In this month’s Staff Spotlight, Bri Leeper shares how she ensures her classes are student-centered and encourage academic risks. Along with serving as an English Learner Coordinator, Ms. Leeper also coaches our track and field team. She shares how she stays on top of very busy schedule with the support of her team at Legacy High.  

Tell us more about your role as the English Learner Coordinator at Legacy High. What are your roles and responsibilities?

As an EL Coordinator, I act as a liaison between our multilingual learners, their families, and our school. A huge part of my role this year has been supporting other teachers in both building relationships with our English Learners in their classroom and teaching them ways to support them academically. I observe teachers, give feedback, support with lesson planning, and brainstorm ways teachers can make content accessible. Alongside my amazing co-coordinator, Ty Mendoza, we work to ensure families have a Spanish-speaking person that they can reach out to. We also check in about our students’ grades and attendance, and we cheer them on in their journey of language acquisition. I also teach an all EL Essential Literacy class where we spend a lot of time building background knowledge, learning new vocabulary, reading challenging texts, and writing.

What supports did you and your team add this year for Emerging Bilingual students?

For our students, we’ve worked in a few big buckets of supports by creating “non-negotiables” that all teachers at our school learn about and work to implement. These include creating student-facing materials with translation in their home language, identifying key vocabulary from our content to teach to students, using a star system that our fantastic SPED team created to help differentiate the amount of work students are doing, scaffolding questions we want students to respond to in English, and giving students time to practice using testing accommodations like word-to-word dictionaries, extended time, and small group testing.

How do you ensure your supports for Emerging Bilingual students and your Essential Literacy class are student-centered?

Having spent a lot of time in many Spanish classes with some fantastic teachers, I often think about what they did to help me learn the language. So when I’m creating my lesson plans, I think about how I would want this taught to me if this was all in Spanish. Also, our students like the support they’re given through challenging work. They don’t want busy work. They want to read interesting texts and think through difficult questions; I have to have the mindset that with some modeling and vocabulary support my students can all show mastery. We also spend a lot of time trying new things and making mistakes. My students usually aren’t afraid to read aloud or try new things because they see me doing the same. They watch me struggle through some Spanish and ask them for help with words and know that they can do the same when they’re working on their English.

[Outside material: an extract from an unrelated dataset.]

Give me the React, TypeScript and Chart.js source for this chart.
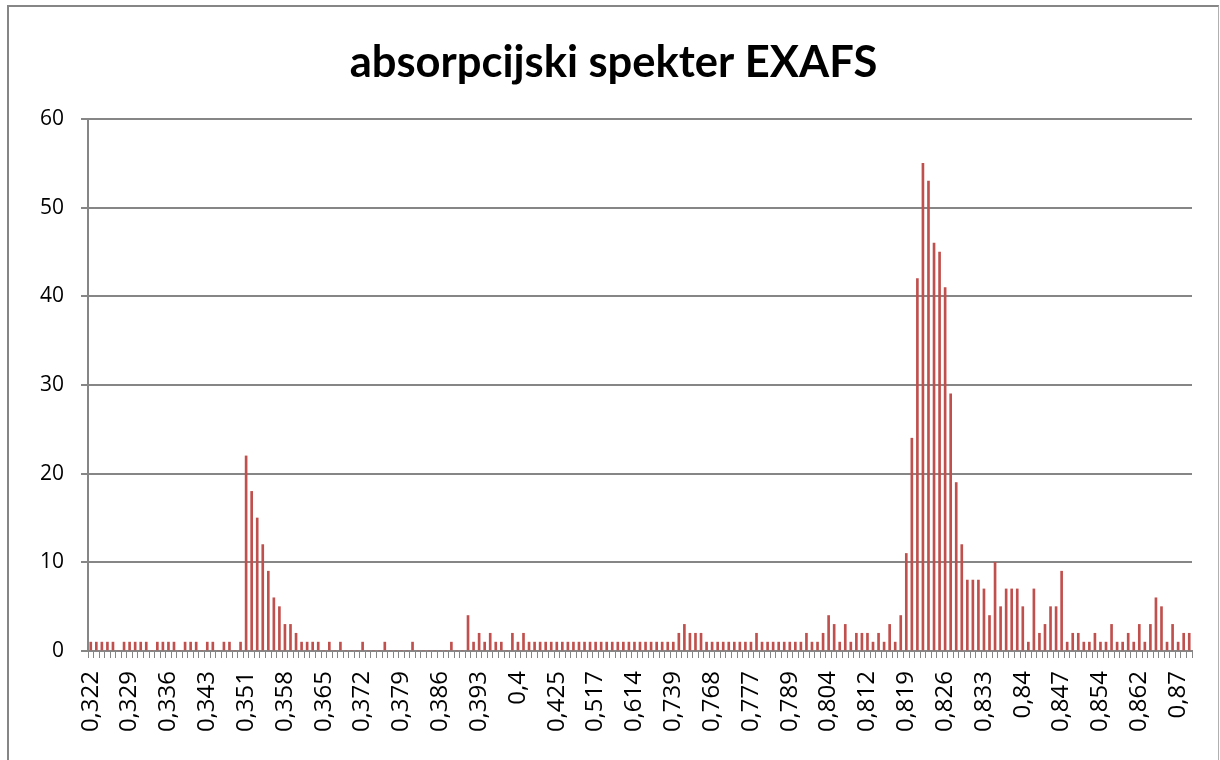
import React, { useEffect, useRef } from 'react';
import { Chart, registerables } from 'chart.js';

Chart.register(...registerables);

const TITLE = 'absorpcijski spekter EXAFS';

// tick labels shown on the category axis (one every LABEL_STEP categories)
const TICK_LABELS = [
  '0,322', '0,329', '0,336', '0,343', '0,351', '0,358', '0,365', '0,372', '0,379', '0,386',
  '0,393', '0,4', '0,425', '0,517', '0,614', '0,739', '0,768', '0,777', '0,789', '0,804',
  '0,812', '0,819', '0,826', '0,833', '0,84', '0,847', '0,854', '0,862', '0,87',
];
const LABEL_STEP = 7;

// counts per category (199 categories)
const VALUES = [
  1, 1, 1, 1, 1, 0, 1, 1, 1, 1,
  1, 0, 1, 1, 1, 1, 0, 1, 1, 1,
  0, 1, 1, 0, 1, 1, 0, 1, 22, 18,
  15, 12, 9, 6, 5, 3, 3, 2, 1, 1,
  1, 1, 0, 1, 0, 1, 0, 0, 0, 1,
  0, 0, 0, 1, 0, 0, 0, 0, 1, 0,
  0, 0, 0, 0, 0, 1, 0, 0, 4, 1,
  2, 1, 2, 1, 1, 0, 2, 1, 2, 1,
  1, 1, 1, 1, 1, 1, 1, 1, 1, 1,
  1, 1, 1, 1, 1, 1, 1, 1, 1, 1,
  1, 1, 1, 1, 1, 1, 2, 3, 2, 2,
  2, 1, 1, 1, 1, 1, 1, 1, 1, 1,
  2, 1, 1, 1, 1, 1, 1, 1, 1, 2,
  1, 1, 2, 4, 3, 1, 3, 1, 2, 2,
  2, 1, 2, 1, 3, 1, 4, 11, 24, 42,
  55, 53, 46, 45, 41, 29, 19, 12, 8, 8,
  8, 7, 4, 10, 5, 7, 7, 7, 5, 1,
  7, 2, 3, 5, 5, 9, 1, 2, 2, 1,
  1, 2, 1, 1, 3, 1, 1, 2, 1, 3,
  1, 3, 6, 5, 1, 3, 1, 2, 2,
];

const Y_MIN = 0;
const Y_MAX = 60;
const Y_STEP = 10;

const CATEGORIES = VALUES.map((_, i) =>
  i % LABEL_STEP === 0 ? TICK_LABELS[i / LABEL_STEP] ?? '' : ''
);

const GRAY = '#868686';
const BAR = '#C0504D';

const titlePlugin = {
  id: 'excelTitle',
  afterDraw(chart: any) {
    const ctx = chart.ctx;
    ctx.save();
    ctx.font = 'bold 43.5px Lato';
    ctx.fillStyle = '#000';
    ctx.textAlign = 'center';
    ctx.textBaseline = 'alphabetic';
    ctx.fillText(TITLE, 613.5, 77);
    ctx.restore();
  },
};

export default function App() {
  const ref = useRef<HTMLCanvasElement | null>(null);

  useEffect(() => {
    if (!ref.current) return;
    const chart = new Chart(ref.current, {
      type: 'bar',
      data: {
        labels: CATEGORIES,
        datasets: [
          {
            data: VALUES,
            backgroundColor: BAR,
            borderWidth: 0,
            barThickness: 2,
          },
        ],
      },
      options: {
        animation: false,
        responsive: false,
        devicePixelRatio: 1,
        layout: { padding: { left: 0, right: 28, top: 119, bottom: 0 } },
        plugins: {
          legend: { display: false },
          tooltip: { enabled: false },
          title: { display: false },
        },
        scales: {
          x: {
            grid: {
              offset: true,
              drawOnChartArea: false,
              tickLength: 7,
              color: GRAY,
              lineWidth: 1,
            },
            border: { color: GRAY, width: 2 },
            ticks: {
              autoSkip: false,
              maxRotation: 90,
              minRotation: 90,
              padding: 13,
              color: '#000',
              font: { family: 'Open Sans', size: 24 },
            },
            afterFit: (s: any) => {
              s.height = 109;
              s.paddingLeft = 0;
              s.paddingRight = 0;
            },
          },
          y: {
            min: Y_MIN,
            max: Y_MAX,
            ticks: {
              stepSize: Y_STEP,
              padding: 17,
              color: '#000',
              font: { family: 'Open Sans', size: 21 },
            },
            grid: { color: GRAY, lineWidth: 2, tickLength: 7 },
            border: { color: GRAY, width: 2 },
            afterFit: (s: any) => {
              s.width = 88;
              s.paddingTop = 0;
              s.paddingBottom = 0;
            },
          },
        },
      },
      plugins: [titlePlugin],
    });
    return () => chart.destroy();
  }, []);

  return (
    <>
      <div
        style={{
          position: 'fixed',
          left: 0,
          top: 0,
          width: 1220,
          height: 760,
          background: '#fff',
        }}
      >
        <canvas ref={ref} width={1220} height={760} style={{ display: 'block' }} />
      </div>
      <div
        style={{
          position: 'fixed',
          left: 7,
          top: 5,
          width: 1209,
          height: 800,
          border: `2px solid ${GRAY}`,
          borderRightWidth: 1,
          borderRightColor: '#b0b0b0',
          pointerEvents: 'none',
        }}
      />
    </>
  );
}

Congrats on being named Teach Indy’s ESL teacher of the year! What are a few things that have led to your success in this role?

I think this has been the first year of my five years of teaching that I’ve really emphasized the importance of taking academic risks and learning from mistakes. Personally, for a long time, I was so afraid to make mistakes in front of my kids or seem like I didn’t have it all together because I was scared that it would cause my students to lose trust in me. At the beginning of the year, we did lessons on growth mindset and as much as I hate the buzzword-iness of that phrase, I made a commitment to my students that I would also have a growth mindset as their teacher. So we all mess up, but we learn from each other. I think when my students see that I’m willing to put myself out there and laugh at myself every now and then, they realize they can, too. Outside of my teaching, I’ve really learned a lot from my EL Team of Ty Mendoza, David Spencer, and Luke Lennon. A lot of laughter happens in our meetings too but also a lot of support, encouragement, and tough conversations about how we can do better for our students. I feel really lucky to have been empowered by my administrators in this role and to have a colleague like Ty who advocates so fiercely for our students and their families.

You also serve as the head Track & Field coach! How do you balance your teaching responsibilities with your other roles?

Oh man, this has definitely been a year where I’m challenged to be on point with my organization. I think I’m pretty used to having to find balance though. I ran track in college and worked and was involved in too many clubs, so my planner was my best friend and I learned to make time, whether that meant working and writing essays at track meets or practicing alone so I could make it to evening classes. That’s kind of how it feels now. I can’t imagine my high school experience without track and so even though it keeps me really busy, it feels worthwhile. I have a great team of assistant coaches (Shelene Baiyee, Lucian Anderson, and Courtney Thomas) who help me in a variety of ways and I’m incredibly grateful for them. I’ve also learned a lot recently from both Brittany and Luke Lennon about how to organize and prioritize everything from my daily to-do list to my emails (while also finding balance in my personal life so that I’m taking care of myself, too). Really, it’s a team effort. I’m thankful for all the ways my KIPP Indy family has lifted me up and encouraged me during this time.